I stood looking at the well-ordered buildings and the people walking and talking purposefully together and when someone asked if they could help me I told them, as I always did, that I was a traveller. The young woman looked at me intrigued, her eyes catching mine.
‘Do you know the Rhyme, sir? Do you know the uses of Dittander and Vervain, the properties of King Henry and St John's Wort?'
I smiled at her, as it had been a long time since anyone had used those names to me. Then I nodded slowly and she broke into laughter.
‘You are Paul Herbmaster? Paul Allseason? The Spiceman and the Herblord! I had thought you were a story and now you walk into our University and you are no older than I am!'
She took me to a room and gave me all I asked for, which was little enough: a wash bowl, a fire, a pot for stirring. Her name was Elvira and I stayed with her for a long time. She was in fact perhaps twenty years younger than I although no-one ever asked my age or thought it strange that I should come to them a young man when they had heard stories of me for thirty years or more.
Each morning she would ask me, ‘Are you leaving today, Paul?'
And each morning I would think about the madness of the world outside and how perhaps by teaching these people, who would stay for a day, or a week, or a year, or ten years, we were doing some good and I would reply.
‘Not today, Elvira.
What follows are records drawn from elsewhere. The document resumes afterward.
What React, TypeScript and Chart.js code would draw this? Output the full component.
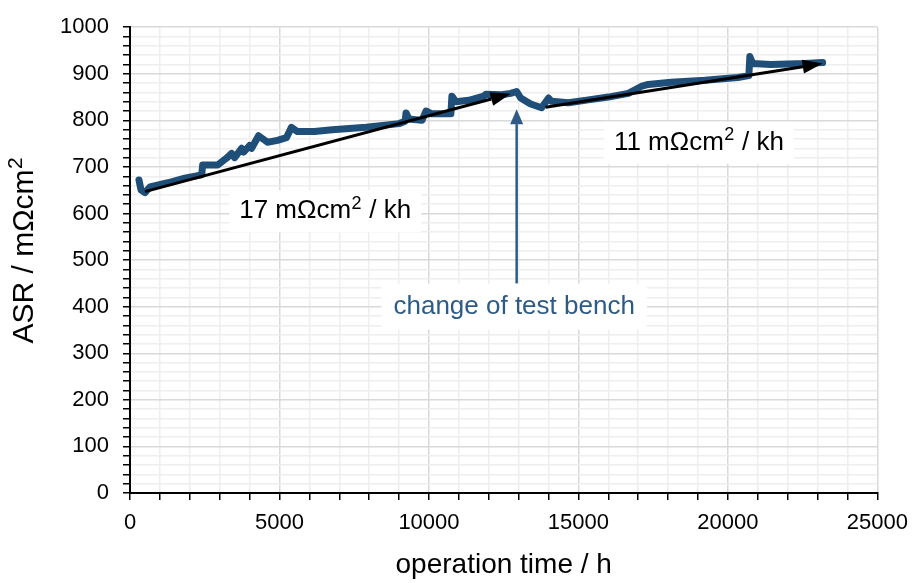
import React, { useEffect, useRef } from 'react';
import { Chart, registerables } from 'chart.js';

Chart.register(...registerables);

// ---- data ----
const hours = [
  300, 367, 500, 667, 1267, 1833, 2400, 2430, 2933, 3233, 3400, 3500, 3733, 3800, 4000, 4067,
  4300, 4600, 4933, 5233, 5400, 5600, 6167, 6767, 7900, 9000, 9200, 9233, 9333, 9767, 9900,
  10100, 10733, 10767, 10900, 11333, 11833, 11900, 12433, 12733, 12933, 13067, 13400, 13767,
  14000, 14100, 14667, 15333, 16000, 16667, 17000, 17100, 17333, 18100, 19233, 20333, 20700,
  20733, 20833, 21433, 22567, 23167,
];
const asrValues = [
  672, 651, 645, 657, 666, 676, 683, 704, 704, 719, 729, 720, 740, 732, 746, 740,
  767, 753, 757, 763, 785, 776, 776, 780, 785, 793, 798, 816, 803, 800, 820,
  814, 814, 852, 840, 843, 852, 856, 855, 858, 862, 848, 835, 827,
  848, 841, 838, 844, 850, 858, 869, 873, 877, 882, 886, 892, 896,
  937, 922, 920, 922, 924,
];

// trend arrows (data coordinates)
const trend1X = [500, 12733];
const trend1Y = [647, 857];
const trend2X = [13900, 23167];
const trend2Y = [828, 922];
// test bench change arrow
const benchX = [12933, 12933];
const benchY = [450, 824];

const rate1 = ['17 mΩcm', '2', ' / kh'];
const rate2 = ['11 mΩcm', '2', ' / kh'];
const benchText = 'change of test bench';

const xTitle = 'operation time / h';
const yTitleParts = ['ASR / mΩcm', '2', ''];
const xMin = 0, xMax = 25000, xMinor = 1000, xMajor = 5000;
const yMin = 0, yMax = 1000, yMinor = 20, yMajor = 100;

const FONT = "'Liberation Sans', Arial, sans-serif";
const BLUE = '#1f4e79';
const BENCH_BLUE = '#2e5b86';

function drawArrow(ctx: CanvasRenderingContext2D, x1: number, y1: number, x2: number, y2: number,
  color: string, width: number, headLen: number, headW: number) {
  const ang = Math.atan2(y2 - y1, x2 - x1);
  const bx = x2 - headLen * Math.cos(ang);
  const by = y2 - headLen * Math.sin(ang);
  ctx.save();
  ctx.strokeStyle = color;
  ctx.fillStyle = color;
  ctx.lineWidth = width;
  ctx.beginPath();
  ctx.moveTo(x1, y1);
  ctx.lineTo(bx, by);
  ctx.stroke();
  ctx.beginPath();
  ctx.moveTo(x2, y2);
  ctx.lineTo(bx + (headW / 2) * Math.sin(ang), by - (headW / 2) * Math.cos(ang));
  ctx.lineTo(bx - (headW / 2) * Math.sin(ang), by + (headW / 2) * Math.cos(ang));
  ctx.closePath();
  ctx.fill();
  ctx.restore();
}

// draws text with a superscript part, starting at x (left) and vertically centred at cy
function drawSup(ctx: CanvasRenderingContext2D, x: number, cy: number, parts: string[], size: number, color: string) {
  const main = `${size}px ${FONT}`;
  const sup = `${Math.round(size * 0.7)}px ${FONT}`;
  ctx.fillStyle = color;
  ctx.textBaseline = 'middle';
  ctx.textAlign = 'left';
  ctx.font = main;
  const w1 = ctx.measureText(parts[0]).width;
  ctx.fillText(parts[0], x, cy);
  ctx.font = sup;
  const w2 = ctx.measureText(parts[1]).width + 1;
  ctx.fillText(parts[1], x + w1 + 0.5, cy - size * 0.28);
  ctx.font = main;
  if (parts[2]) ctx.fillText(parts[2], x + w1 + w2, cy);
}

function measureSup(ctx: CanvasRenderingContext2D, parts: string[], size: number) {
  ctx.font = `${size}px ${FONT}`;
  const w1 = ctx.measureText(parts[0]).width;
  const w3 = ctx.measureText(parts[2]).width;
  ctx.font = `${Math.round(size * 0.7)}px ${FONT}`;
  const w2 = ctx.measureText(parts[1]).width + 1;
  return w1 + w2 + w3;
}

function drawRate(ctx: CanvasRenderingContext2D, cx: number, cy: number, parts: string[], size: number) {
  ctx.save();
  const total = measureSup(ctx, parts, size);
  const padX = 10, padY = 8;
  ctx.fillStyle = '#ffffff';
  ctx.fillRect(cx - total / 2 - padX, cy - size / 2 - padY, total + 2 * padX, size + 2 * padY);
  drawSup(ctx, cx - total / 2, cy, parts, size, '#000');
  ctx.restore();
}

const annotPlugin = {
  id: 'annot',
  beforeDatasetsDraw(chart: any) {
    const { ctx, scales } = chart;
    const xs = scales.x, ys = scales.y;
    drawRate(ctx, xs.getPixelForValue(6530), ys.getPixelForValue(605), rate1, 26);
    drawRate(ctx, xs.getPixelForValue(19030), ys.getPixelForValue(752), rate2, 26);
    // bench text
    ctx.save();
    ctx.font = `26px ${FONT}`;
    const tw = ctx.measureText(benchText).width;
    const cx = xs.getPixelForValue(12850);
    const cy = ys.getPixelForValue(400);
    ctx.fillStyle = '#fff';
    ctx.fillRect(cx - tw / 2 - 12, cy - 13 - 10, tw + 24, 26 + 20);
    ctx.fillStyle = BENCH_BLUE;
    ctx.textAlign = 'center';
    ctx.textBaseline = 'middle';
    ctx.fillText(benchText, cx, cy);
    ctx.restore();
  },
  afterDatasetsDraw(chart: any) {
    const { ctx, scales } = chart;
    const xs = scales.x, ys = scales.y;
    drawArrow(ctx, xs.getPixelForValue(trend1X[0]), ys.getPixelForValue(trend1Y[0]),
      xs.getPixelForValue(trend1X[1]), ys.getPixelForValue(trend1Y[1]), '#000', 3, 20, 14);
    drawArrow(ctx, xs.getPixelForValue(trend2X[0]), ys.getPixelForValue(trend2Y[0]),
      xs.getPixelForValue(trend2X[1]), ys.getPixelForValue(trend2Y[1]), '#000', 3, 20, 14);
    drawArrow(ctx, xs.getPixelForValue(benchX[0]), ys.getPixelForValue(benchY[0]),
      xs.getPixelForValue(benchX[1]), ys.getPixelForValue(benchY[1]), BENCH_BLUE, 2.5, 15, 13);
  },
  afterDraw(chart: any) {
    // y-axis title with a real superscript
    const { ctx, chartArea } = chart;
    ctx.save();
    const size = 30;
    const total = measureSup(ctx, yTitleParts, size);
    const cy = (chartArea.top + chartArea.bottom) / 2 - 10;
    ctx.translate(25, cy + total / 2);
    ctx.rotate(-Math.PI / 2);
    drawSup(ctx, 0, 0, yTitleParts, size, '#000');
    ctx.restore();
  },
};

export default function App() {
  const ref = useRef<HTMLCanvasElement>(null);
  useEffect(() => {
    if (!ref.current) return;
    const chart = new Chart(ref.current, {
      type: 'line',
      data: {
        datasets: [{
          data: hours.map((h, i) => ({ x: h, y: asrValues[i] })),
          borderColor: BLUE,
          backgroundColor: BLUE,
          borderWidth: 7,
          borderCapStyle: 'round',
          borderJoinStyle: 'round',
          pointRadius: 0,
          tension: 0,
        }],
      },
      options: {
        animation: false,
        responsive: true,
        maintainAspectRatio: false,
        layout: { padding: { top: 20, right: 38, left: 0, bottom: 0 } },
        plugins: { legend: { display: false }, tooltip: { enabled: false } },
        scales: {
          x: {
            type: 'linear', min: xMin, max: xMax,
            afterFit: (s: any) => { s.height = 90; },
            ticks: {
              stepSize: xMinor, autoSkip: false, maxRotation: 0, padding: 10,
              color: '#000', font: { family: FONT, size: 22 },
              callback: (v: any) => (v % xMajor === 0 ? String(v) : ''),
            },
            grid: {
              color: (c: any) => (c.tick && c.tick.value % xMajor === 0 ? '#d9d9d9' : '#eeeeee'),
              lineWidth: 1.5, tickColor: '#000', tickLength: 7, tickWidth: 1.5,
            },
            border: { color: '#000', width: 2 },
            title: { display: true, text: xTitle, color: '#000', font: { family: FONT, size: 28 }, padding: { top: 0, bottom: 1 } },
          },
          y: {
            type: 'linear', min: yMin, max: yMax,
            afterFit: (s: any) => { s.width = 130; },
            ticks: {
              stepSize: yMinor, autoSkip: false, padding: 14,
              color: '#000', font: { family: FONT, size: 22 },
              callback: (v: any) => (v % yMajor === 0 ? String(v) : ''),
            },
            grid: {
              color: (c: any) => (c.tick && c.tick.value % yMajor === 0 ? '#d9d9d9' : '#eeeeee'),
              lineWidth: 1.5, tickColor: '#000', tickLength: 7, tickWidth: 1.5,
            },
            border: { color: '#000', width: 2 },
            title: { display: false },
          },
        },
      },
      plugins: [annotPlugin],
    } as any);
    return () => chart.destroy();
  }, []);
  return (
    <div style={{ position: 'fixed', left: 0, top: 0, width: 918, height: 583, background: '#fff' }}>
      <canvas ref={ref} />
    </div>
  );
}
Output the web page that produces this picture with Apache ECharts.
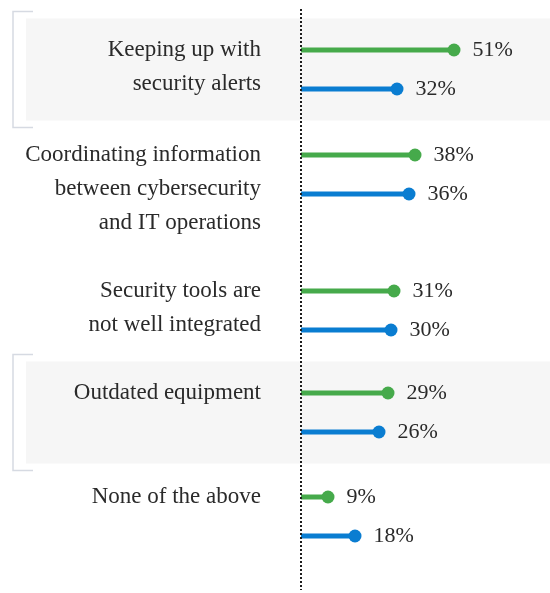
<!DOCTYPE html>
<html>
<head>
<meta charset="utf-8">
<script src="https://cdn.jsdelivr.net/npm/echarts@6/dist/echarts.min.js"></script>
<style>
  html, body { margin: 0; padding: 0; background: #fff; }
  #chart { width: 550px; height: 593px; }
</style>
</head>
<body>
<div id="chart"></div>
<script>
// Survey answers, one block per challenge
const categories = [
  'Keeping up with\nsecurity alerts',
  'Coordinating information\nbetween cybersecurity\nand IT operations',
  'Security tools are\nnot well integrated',
  'Outdated equipment',
  'None of the above'
];
const greenValues = [51, 38, 31, 29, 9];
const blueValues = [32, 36, 30, 26, 18];
const shadedBlocks = [true, false, false, true, false];

// Styling / layout
const GREEN = '#46aa4b';
const BLUE = '#0a7dd1';
const TEXT = '#2a2a2a';
const FONT = '"Liberation Serif", "Times New Roman", serif';
const AXIS_X = 301;
const BLOCK_H = 78;
const blockTops = [30.5, 135.5, 271.5, 373.5, 477.5];

const grids = [], xAxes = [], yAxes = [], series = [], graphics = [];
const pick = p => (p.dataIndex === 0 ? GREEN : BLUE);

categories.forEach((name, i) => {
  const top = blockTops[i];
  grids.push({
    left: AXIS_X, right: 0, top: top, height: BLOCK_H,
    containLabel: false, outerBoundsMode: 'none'
  });
  xAxes.push({ gridIndex: i, type: 'value', min: 0, max: 83, show: false });
  // data rows: green on top, blue below
  yAxes.push({ gridIndex: i, type: 'category', inverse: true, data: ['a', 'b'], show: false });
  // question text, top-aligned with the first row
  yAxes.push({
    gridIndex: i, type: 'category', position: 'left', inverse: true, boundaryGap: false,
    data: [name, ''],
    axisLine: { show: false }, axisTick: { show: false }, splitLine: { show: false },
    axisLabel: {
      interval: 0, margin: 40, align: 'right', verticalAlign: 'top',
      lineHeight: 34, padding: [2, 0, 0, 0],
      fontFamily: FONT, fontSize: 23, color: TEXT
    }
  });
  const vals = [greenValues[i], blueValues[i]];
  series.push({
    type: 'bar', xAxisIndex: i, yAxisIndex: 2 * i,
    data: vals, barWidth: 5, silent: true,
    itemStyle: { color: pick }
  });
  series.push({
    type: 'scatter', xAxisIndex: i, yAxisIndex: 2 * i,
    data: vals.map((v, k) => [v, k]),
    symbolSize: 13, silent: true,
    itemStyle: { color: pick, opacity: 1 },
    label: {
      show: true, position: 'right', distance: 12,
      formatter: p => p.value[0] + '%',
      fontFamily: FONT, fontSize: 22, color: TEXT
    }
  });
  if (shadedBlocks[i]) {
    graphics.push({
      type: 'rect', z: -2,
      shape: { x: 26, y: top - 12, width: 524, height: 102 },
      style: { fill: '#f6f6f6' }
    });
    graphics.push({
      type: 'polyline', z: -1,
      shape: { points: [[33, top - 19], [13, top - 19], [13, top + 97], [33, top + 97]] },
      style: { stroke: '#d6dae2', lineWidth: 1.5, fill: null }
    });
  }
});

// dotted zero line
graphics.push({
  type: 'line', z: 10,
  shape: { x1: AXIS_X, y1: 9, x2: AXIS_X, y2: 590 },
  style: { stroke: '#1e1e1e', lineWidth: 2, lineDash: [2, 2] }
});

const chart = echarts.init(document.getElementById('chart'), null, { renderer: 'canvas' });
chart.setOption({
  animation: false,
  backgroundColor: '#fff',
  grid: grids,
  xAxis: xAxes,
  yAxis: yAxes,
  series: series,
  graphic: graphics
});
</script>
</body>
</html>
Perhaps tomorrow.'
She would smile and kiss me and I would take two pots and make stew all day and a steady stream of visitors would come to talk, to swap stories and ideas and ask my advice.
One day Elvira came to me and sat before me.
‘Paul, I am getting old and yet you go on. I don't come to ask how this can be or how I can learn it from you. You have told us time again that to each is allotted a space in the world and we use it as it falls to us. I only fear that my time is nearly over. I want you to know that I feel that I am so fortunate to have lived this life with you.'
I looked down at my young girl and saw that on the surface she had indeed become an old woman. I had been at the University for perhaps fifty years and of those who had first greeted me only Elvira was left. I was ninety years old at least and my time had been so full at this place that I had not noticed the passing years.
That Spring Elvira passed away and I determined to go away and see whether our teachings had made a difference to the world. I walked many miles and yet it seemed as though no time had passed at all. I walked, as always, with a purpose. Always learning new things, but I had a direction too.
I came to the village across the hilltop where I had played as a child. Of course, no-one would know me there now but I wanted to see again the old herb garden and I wondered whether another wise woman was sitting stirring and talking at the hearth.
I knocked on the old cottage door and heard a quiet ‘Enter'.
There was a fire, just like there used to be. And there was my Grandmother with two pots in front of her.
‘Come in, Paul.'
I sat at the floor opposite her, just as I used to and she took a bowl in her hand.
‘Herbs, Paul, or Spices?'
I smiled.
‘Herbs, Grandmother. It's always been herbs.'
She ladled the broth into a bowl and one for herself, then she took up a root that I recognised and broke the stem.
‘I have waited many years for this moment, Paul. As Camlin used to say, life without spices can be a dull thing. You still have much to offer and you have my blessing.'
She reached over and kissed my cheek, and then she took a single bite of the root.
We sat and talked as the dusk wore on and she got quieter and her eyes drooped as the Cowbane did its work. The next morning I carried her to the garden and began to dig.